Cacho de buriti (Foto: Bento Viana/ISPN)
BURITI
Existem alguns livros que são tão
poderosos que despertam na gente o desejo de sair mundo afora em busca das
pessoas e dos lugares descritos na estória. O “Grande Sertão: Veredas” é um
livro que faz isso. Você sabe o que é uma vereda? Você já escutou um buritizal?
Já leu “Grande Sertão...” do Guimarães Rosa?
Vereda é uma região úmida, à beira de
córregos e riachos com muitos buritis, árvore típica dos campos gerais, um tipo
de Cerrado. Dizem que as veredas mais bonitas estão no norte de minas, no
parque nacional “Grande Sertão: Veredas”.
As veredas ficam entre as chapadas, como
divisórias. São vales com água, oásis. Nas veredas, sempre tem buritis. E onde
tem buriti, tem água. Tanto que é difícil atravessar uma vereda: o chão é pantanoso
e se não tomar cuidado onde pisa, pode atolar.
Onde tem buritizais enormes, o povo
também fica receoso de entrar para pegar coquinho de buriti por causa da
sucuri. Só tem um jeito: eles pegam uma folha do buriti e batem com toda força
no chão. Devem bater com muita força, porque dizem que parece tiro de espingarda.
A sucuri, que não gosta do barulho, vai para a toca dela, dá um gemido que estremece
o chão. Quando a sucuri grita assim, por causa do barulho da folha de buriti, o
povo fica sabendo onde ela está.
A Mauritia flexuosa, o buriti, é um tipo
de palmeira do Cerrado, que chega a 30 metros de altura, com um tronco ereto e
solitário, sem ramificações, entre 30 e 60 cm de diâmetro. Da palha de buriti,
é possível fazer telhado de casa, uma esteira, uma capa de chuva. Da fruta se
tira o vinho.
Guimarães Rosa dizia que o buriti tinha
muitas cores. Quando a folha nasce, ela é verde, verde. Quando está “madura”, a
folha é amarelada. O fruto é lindo, às vezes marrom com vermelho, ou amarelo,
às vezes cor de vinho. “Morena da cor de buriti”, diz o Guimarães sobre uma
personagem de um de seus livros.
Não é só o Guimarães que achava o buriti
bonito. Ele mesmo, o buriti, sabe que é bonito. Guimarães Rosa dizia que ele só
vive às margens de riachos e córregos porque precisa de um espelho para se
olhar.
Rosa trabalhou de “ajudante de vaqueiro”
e, em uma das viagens, a tropa saiu da beira do rio São Francisco e foi até
perto de Cordisburgo (MG), a cidade onde Rosa nasceu e morou quando menino. Eles
viajaram com uma boiada de 600 bois durante dez dias.

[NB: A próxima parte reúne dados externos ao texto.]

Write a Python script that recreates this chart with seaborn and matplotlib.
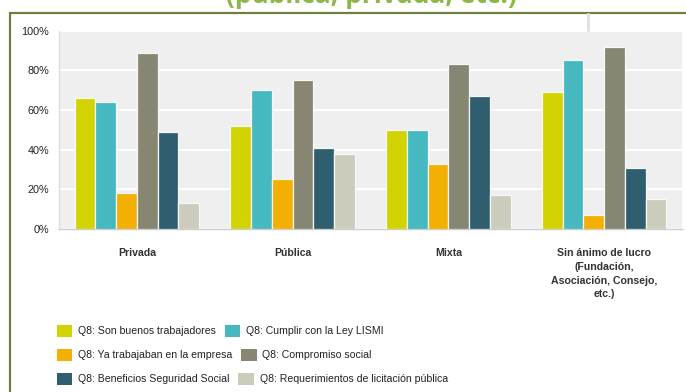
import matplotlib
matplotlib.use("Agg")
import matplotlib.pyplot as plt
from matplotlib.patches import Patch
from matplotlib.lines import Line2D
import seaborn as sns
import pandas as pd

# Survey data: Q8 reasons by organisation type (% of respondents)
categories = [
    "Privada",
    "Pública",
    "Mixta",
    "Sin ánimo de lucro\n(Fundación,\nAsociación, Consejo,\netc.)",
]
series = [
    "Q8: Son buenos trabajadores",
    "Q8: Cumplir con la Ley LISMI",
    "Q8: Ya trabajaban en la empresa",
    "Q8: Compromiso social",
    "Q8: Beneficios Seguridad Social",
    "Q8: Requerimientos de licitación pública",
]
buenos_trabajadores = [66, 52, 50, 69]
ley_lismi = [64, 70, 50, 85]
ya_trabajaban = [18, 25, 33, 7]
compromiso_social = [89, 75, 83, 92]
seguridad_social = [49, 41, 67, 31]
licitacion_publica = [13, 38, 17, 15]
yticks = [0, 20, 40, 60, 80, 100]
ytick_labels = ["0%", "20%", "40%", "60%", "80%", "100%"]
title_text = "(pública, privada, etc.)"

colors = ["#D1D400", "#45B8C0", "#F4B000", "#868673", "#2F5F6E", "#CCCCBC"]

values = [buenos_trabajadores, ley_lismi, ya_trabajaban,
          compromiso_social, seguridad_social, licitacion_publica]
rows = []
for name, vals in zip(series, values):
    for cat, v in zip(categories, vals):
        rows.append({"tipo": cat, "serie": name, "pct": v})
df = pd.DataFrame(rows)

sns.set_theme(style="white")
plt.rcParams["font.family"] = ["Liberation Sans", "DejaVu Sans"]

fig = plt.figure(figsize=(6.86, 3.92), dpi=100)
ax = fig.add_axes([59 / 686, 1 - 229 / 392, (682 - 59) / 686, (229 - 30.7) / 392])
ax.set_facecolor("#EFEFEF")

sns.barplot(data=df, x="tipo", y="pct", hue="serie", order=categories,
            hue_order=series, palette=colors, saturation=1, width=0.8,
            edgecolor="#F7F7F7", linewidth=0.9, legend=False, ax=ax, zorder=3)

ax.set_ylim(0, 100)
ax.set_xlim(-0.5, 3.5)
ax.set_yticks(yticks)
ax.set_yticklabels(ytick_labels, fontsize=7.8, color="#222222")
ax.yaxis.grid(True, color="white", linewidth=1.4, zorder=0)
ax.set_axisbelow(True)
ax.tick_params(axis="y", length=0, pad=7)
ax.tick_params(axis="x", length=0, pad=14)
for lbl in ax.get_xticklabels():
    lbl.set_fontsize(7.6)
    lbl.set_fontweight("bold")
    lbl.set_color("#333333")
    lbl.set_linespacing(1.45)
ax.set_xlabel("")
ax.set_ylabel("")
for side in ["top", "right"]:
    ax.spines[side].set_visible(False)
ax.spines["left"].set_color("#DDDDDD")
ax.spines["left"].set_linewidth(1.0)
ax.spines["bottom"].set_color("#CCCCCC")
ax.spines["bottom"].set_linewidth(1.0)

# Legend: three rows of two entries each, flowing left to right
row_y = [331, 355, 379]
for r, yy in enumerate(row_y):
    handles = [Patch(facecolor=colors[2 * r + k], edgecolor="none")
               for k in range(2)]
    leg = fig.legend(handles, series[2 * r:2 * r + 2], ncol=2,
                     loc="center left", bbox_to_anchor=(57 / 686, 1 - yy / 392),
                     frameon=False, fontsize=7.6, handlelength=1.45,
                     handleheight=1.45, handletextpad=0.55,
                     columnspacing=0.85, borderpad=0, borderaxespad=0)
    for t in leg.get_texts():
        t.set_color("#222222")

# Slide frame and title fragment (the heading runs above the top edge)
fig.add_artist(Line2D([9.5 / 686, 1], [1 - 12.5 / 392, 1 - 12.5 / 392],
                      color="#6E8040", linewidth=1.6, transform=fig.transFigure))
fig.add_artist(Line2D([9.5 / 686, 9.5 / 686], [0, 1 - 12.5 / 392],
                      color="#6E8040", linewidth=1.6, transform=fig.transFigure))
fig.add_artist(Line2D([588 / 686, 588 / 686], [1 - 14 / 392, 1 - 30 / 392],
                      color="#E2E2E2", linewidth=2.2, transform=fig.transFigure))
fig.text(371 / 686, 1 - 3 / 392, title_text, ha="center", va="baseline",
         fontsize=19, fontweight="bold", color="#8CB84A",
         family=["Open Sans", "DejaVu Sans"])

fig.savefig("out.png", dpi=100)
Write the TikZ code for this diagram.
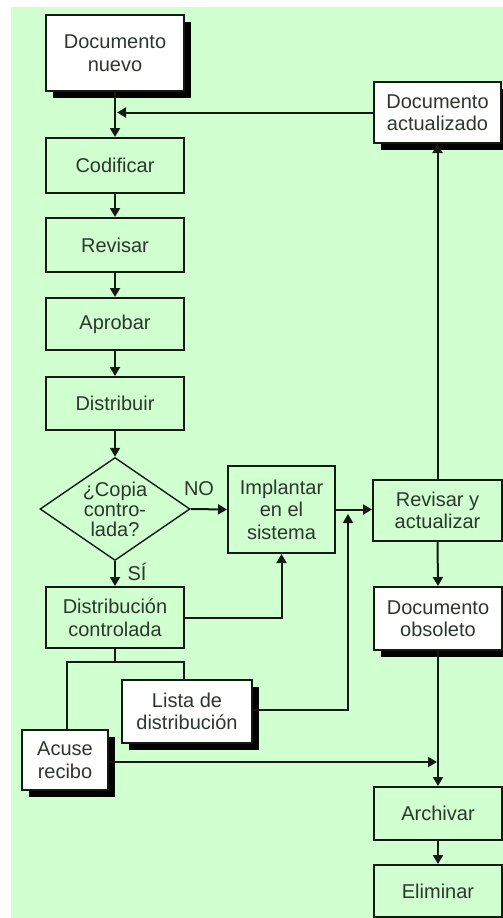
\documentclass[tikz,border=0pt]{standalone}
\usepackage{fontspec}
\setmainfont{Liberation Sans}
\usetikzlibrary{arrows.meta,shapes.geometric,shadows}
\definecolor{bggreen}{RGB}{208,255,208}
\definecolor{txtcol}{RGB}{45,55,45}
\definecolor{linecol}{RGB}{20,25,20}
\tikzset{
  base/.style={rectangle, draw=linecol, line width=2pt, text=txtcol, align=center, inner sep=0pt,
    font=\fontsize{20}{22.5}\selectfont},
  gbox/.style={base, fill=bggreen},
  wbox/.style={base, fill=white, drop shadow={shadow xshift=6.5pt, shadow yshift=-6.5pt, fill=black, opacity=1}},
  conn/.style={draw=linecol, line width=2pt},
  arr/.style={conn, -{Triangle[length=9pt,width=10pt]}},
  lbl/.style={text=txtcol, font=\fontsize{20}{22.5}\selectfont, inner sep=0pt}
}
\begin{document}
\begin{tikzpicture}[x=1pt,y=-1pt]
\useasboundingbox (0,0) rectangle (503,918);
\fill[bggreen] (11,7) rectangle (503,918);

% nodes
\node[wbox, minimum width=138pt, minimum height=76pt] (nuevo) at (115,53) {Documento\\nuevo};
\node[gbox, minimum width=138pt, minimum height=55pt] (codif) at (115,165.5) {Codificar};
\node[gbox, minimum width=138pt, minimum height=54pt] (revis) at (115,245) {Revisar};
\node[gbox, minimum width=138pt, minimum height=52pt] (aprob) at (115,324) {Aprobar};
\node[gbox, minimum width=138pt, minimum height=53pt] (distr) at (115,403.5) {Distribuir};
\node[diamond, draw=linecol, line width=1.4pt, minimum width=150pt, minimum height=103pt, inner sep=0pt,
  label={[lbl, align=center, font=\fontsize{20}{20}\selectfont]center:{¿Copia\\contro-\\lada?}}] (dec) at (115,509) {};
\node[gbox, minimum width=138pt, minimum height=61pt] (dctrl) at (115,617.5) {Distribución\\controlada};
\node[gbox, minimum width=107pt, minimum height=87pt] (impl) at (281.5,509.5) {Implantar\\en el\\sistema};
\node[gbox, minimum width=129pt, minimum height=61pt] (revact) at (437.5,510.5) {Revisar y\\actualizar};
\node[wbox, minimum width=127pt, minimum height=61pt] (docact) at (437.5,112.5) {Documento\\actualizado};
\node[wbox, minimum width=128pt, minimum height=63pt] (docobs) at (438,618.5) {Documento\\obsoleto};
\node[wbox, minimum width=130pt, minimum height=63pt] (lista) at (187,711.5) {Lista de\\distribución};
\node[wbox, minimum width=86pt, minimum height=60pt] (acuse) at (65,760) {Acuse\\recibo};
\node[gbox, minimum width=128pt, minimum height=53pt] (archi) at (438,813.5) {Archivar};
\node[gbox, minimum width=128pt, minimum height=52pt] (elimi) at (438,891) {Eliminar};

\node[lbl] (no) at (199,489) {NO};
\node[lbl] (si) at (137,572) {SÍ};

% helper coordinates
\coordinate (join1) at (117,112.5);
\coordinate (split) at (115,662);
\coordinate (splitL) at (67,662);
\coordinate (splitR) at (184,662);
\coordinate (upL) at (348,710);
\coordinate (upTip) at (348,514);
\coordinate (acTip) at (437,762);

% connectors
\draw[arr] (nuevo.south) -- (codif.north);
\draw[arr] (docact.west) -- (join1);
\draw[arr] (codif.south) -- (revis.north);
\draw[arr] (revis.south) -- (aprob.north);
\draw[arr] (aprob.south) -- (distr.north);
\draw[arr] (distr.south) -- (dec.north);
\draw[arr] (dec.east) -- (impl.west);
\draw[arr] (dec.south) -- (dctrl.north);
\draw[arr] (dctrl.east |- 0,618) -| (impl.south);
\draw[arr] (impl.east) -- (revact.west |- impl.east);
\draw[arr] (lista.east |- upL) -- (upL) -- (upTip);
\draw[arr] (revact.north) -- (docact.south);
\draw[arr] (revact.south) -- (docobs.north);
\draw[conn] (dctrl.south) -- (split);
\draw[conn] (acuse.north -| splitL) -- (splitL) -- (splitR) -- (lista.north -| splitR);
\draw[arr] (acuse.east |- acTip) -- (acTip);
\draw[arr] (docobs.south) -- (archi.north);
\draw[arr] (archi.south) -- (elimi.north);
\end{tikzpicture}
\end{document}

Seu Zito, cozinheiro da tropa, conta que
Guimarães Rosa andava com uma cadernetinha pendurada no pescoço e anotava tudo,
perguntava o que era cada pássaro, cada planta. Seu Zito conta que um dia ele
perguntou para que servia uma árvore toda furada, um pau velho, esburacado. E
seu Zito respondeu ao Guimarães que era onde os papagaios faziam ninhos e
chocavam seus ovos. Esses papagaios do pau oco são os que mais sabem falar e
repetir porque desde pequeno ficavam ouvindo o zumbido que as folhas balançando
faziam dentro do buraco. Guimarães colocou em seus livros tudo que ele viu,
ouviu e imaginou na viagem que fez pela região de Cordisburgo, junto com os
vaqueiros.
No sertão dos campos gerais, a vista vai
longe, não esbarra em nada. O céu parece muito maior do que a terra. Dizem que
é por isso que o povo de lá é tão imaginoso.